** Start MATERIAL **
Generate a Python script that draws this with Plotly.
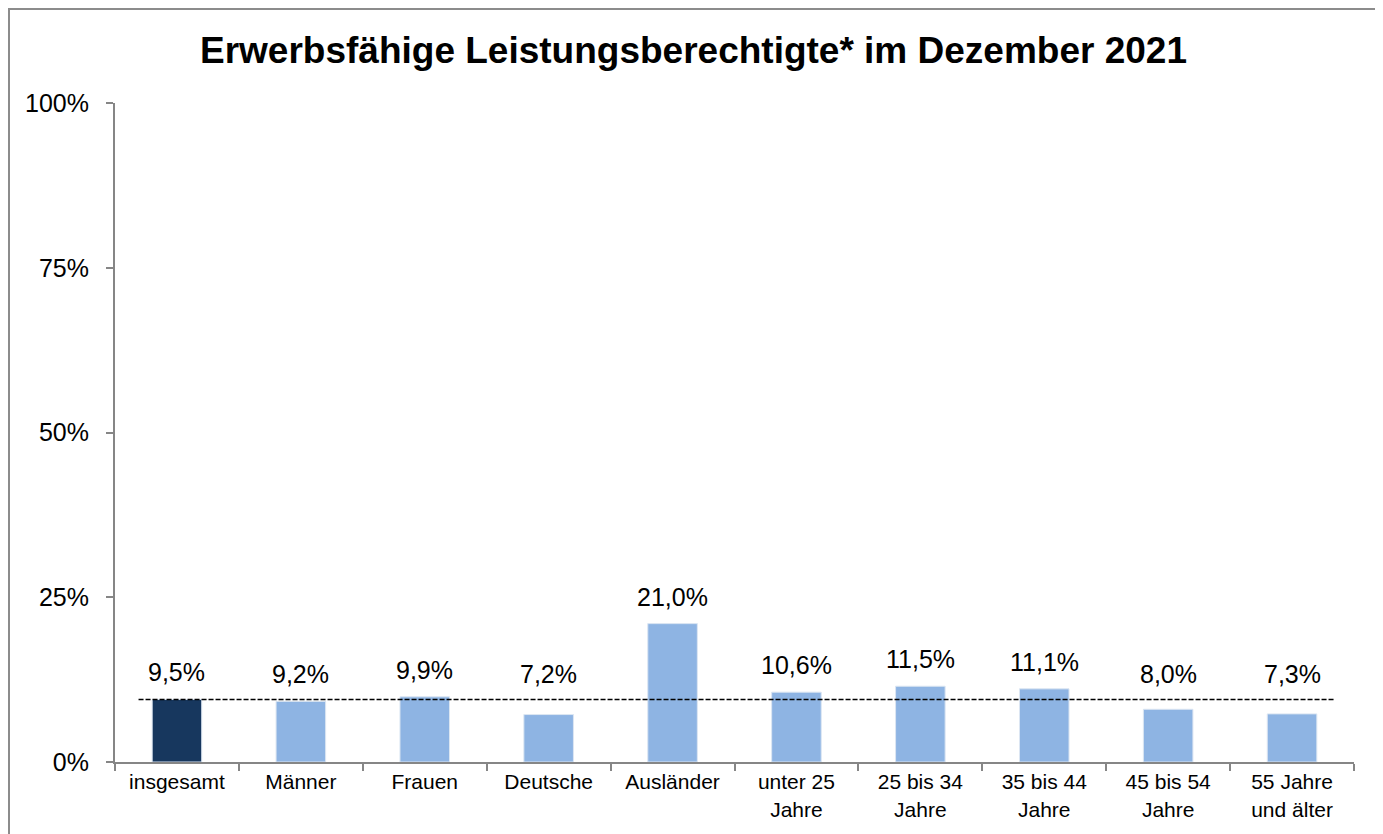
import plotly.graph_objects as go

categories = ["insgesamt", "Männer", "Frauen", "Deutsche", "Ausländer",
              "unter 25<br>Jahre", "25 bis 34<br>Jahre", "35 bis 44<br>Jahre",
              "45 bis 54<br>Jahre", "55 Jahre<br>und älter"]
values = [9.5, 9.2, 9.9, 7.2, 21.0, 10.6, 11.5, 11.1, 8.0, 7.3]
y_ticks = [0, 25, 50, 75, 100]
y_ticklabels = ["0%", "25%", "50%", "75%", "100%"]
title_text = "Erwerbsfähige Leistungsberechtigte* im Dezember 2021"

FONT = "Liberation Sans, Arial, sans-serif"
colors = ["#17375E"] + ["#8EB4E3"] * (len(values) - 1)
labels = [f"{v:.1f}%".replace(".", ",") for v in values]
ref_value = values[0]

W, H = 1375, 826
L, R, T, B = 107, 29, 95, 72
PW, PH = W - L - R, H - T - B

fig = go.Figure()
fig.add_trace(go.Bar(
    x=categories, y=values,
    marker=dict(color=colors, line=dict(color="#DCE6F2", width=1)),
    hoverinfo="skip",
))

# data labels: placed above the bar, but never below the reference line
for cat, v, lab in zip(categories, values, labels):
    below = v < ref_value
    fig.add_annotation(
        x=cat, y=max(v, ref_value), xref="x", yref="y",
        text=lab, showarrow=False, yanchor="bottom",
        yshift=(9 if below else 11),
        font=dict(family=FONT, size=25, color="black"),
    )

# reference line at the "insgesamt" value
fig.add_shape(type="line", xref="x", yref="y",
              x0=-0.31, x1=9.34, y0=ref_value, y1=ref_value,
              line=dict(color="black", width=1.5, dash="5px,2px"))

# outer chart border
fig.add_shape(type="rect", xref="paper", yref="paper",
              x0=(1 - L) / PW, x1=(W - 1 - L) / PW,
              y0=-0.3, y1=(PH + T - 1) / PH,
              line=dict(color="#8C8C8C", width=2), fillcolor="rgba(0,0,0,0)",
              layer="below")

fig.update_layout(
    width=W, height=H,
    margin=dict(l=L, r=R, t=T, b=B),
    paper_bgcolor="white", plot_bgcolor="white",
    bargap=0.6, showlegend=False,
    font=dict(family=FONT, color="black"),
    title=dict(text=f"<b>{title_text}</b>", x=685.5 / W, xanchor="center",
               xref="container", y=1 - 42 / H, yanchor="middle", yref="container",
               font=dict(family=FONT, size=37, color="black")),
    xaxis=dict(type="category", showline=True, linecolor="#868686", linewidth=2,
               ticks="outside", tickson="boundaries", ticklen=7, tickwidth=2,
               tickcolor="#868686", showgrid=False,
               tickfont=dict(family=FONT, size=21, color="black")),
    yaxis=dict(range=[0, 100], tickvals=y_ticks, ticktext=y_ticklabels,
               showline=True, linecolor="#868686", linewidth=2,
               ticks="outside", ticklen=7, tickwidth=2, tickcolor="#868686",
               showgrid=False, zeroline=False, ticklabelstandoff=12,
               tickfont=dict(family=FONT, size=25, color="black")),
)

fig.write_html("out.html")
** End MATERIAL **
* _STATED TASK_:
Reproduce every line above as written, skipping pictures.

* _TASK OUTPUT_:
Generate a Python script that draws this with Plotly.
import plotly.graph_objects as go

categories = ["insgesamt", "Männer", "Frauen", "Deutsche", "Ausländer",
              "unter 25<br>Jahre", "25 bis 34<br>Jahre", "35 bis 44<br>Jahre",
              "45 bis 54<br>Jahre", "55 Jahre<br>und älter"]
values = [9.5, 9.2, 9.9, 7.2, 21.0, 10.6, 11.5, 11.1, 8.0, 7.3]
y_ticks = [0, 25, 50, 75, 100]
y_ticklabels = ["0%", "25%", "50%", "75%", "100%"]
title_text = "Erwerbsfähige Leistungsberechtigte* im Dezember 2021"

FONT = "Liberation Sans, Arial, sans-serif"
colors = ["#17375E"] + ["#8EB4E3"] * (len(values) - 1)
labels = [f"{v:.1f}%".replace(".", ",") for v in values]
ref_value = values[0]

W, H = 1375, 826
L, R, T, B = 107, 29, 95, 72
PW, PH = W - L - R, H - T - B

fig = go.Figure()
fig.add_trace(go.Bar(
    x=categories, y=values,
    marker=dict(color=colors, line=dict(color="#DCE6F2", width=1)),
    hoverinfo="skip",
))

# data labels: placed above the bar, but never below the reference line
for cat, v, lab in zip(categories, values, labels):
    below = v < ref_value
    fig.add_annotation(
        x=cat, y=max(v, ref_value), xref="x", yref="y",
        text=lab, showarrow=False, yanchor="bottom",
        yshift=(9 if below else 11),
        font=dict(family=FONT, size=25, color="black"),
    )

# reference line at the "insgesamt" value
fig.add_shape(type="line", xref="x", yref="y",
              x0=-0.31, x1=9.34, y0=ref_value, y1=ref_value,
              line=dict(color="black", width=1.5, dash="5px,2px"))

# outer chart border
fig.add_shape(type="rect", xref="paper", yref="paper",
              x0=(1 - L) / PW, x1=(W - 1 - L) / PW,
              y0=-0.3, y1=(PH + T - 1) / PH,
              line=dict(color="#8C8C8C", width=2), fillcolor="rgba(0,0,0,0)",
              layer="below")

fig.update_layout(
    width=W, height=H,
    margin=dict(l=L, r=R, t=T, b=B),
    paper_bgcolor="white", plot_bgcolor="white",
    bargap=0.6, showlegend=False,
    font=dict(family=FONT, color="black"),
    title=dict(text=f"<b>{title_text}</b>", x=685.5 / W, xanchor="center",
               xref="container", y=1 - 42 / H, yanchor="middle", yref="container",
               font=dict(family=FONT, size=37, color="black")),
    xaxis=dict(type="category", showline=True, linecolor="#868686", linewidth=2,
               ticks="outside", tickson="boundaries", ticklen=7, tickwidth=2,
               tickcolor="#868686", showgrid=False,
               tickfont=dict(family=FONT, size=21, color="black")),
    yaxis=dict(range=[0, 100], tickvals=y_ticks, ticktext=y_ticklabels,
               showline=True, linecolor="#868686", linewidth=2,
               ticks="outside", ticklen=7, tickwidth=2, tickcolor="#868686",
               showgrid=False, zeroline=False, ticklabelstandoff=12,
               tickfont=dict(family=FONT, size=25, color="black")),
)

fig.write_html("out.html")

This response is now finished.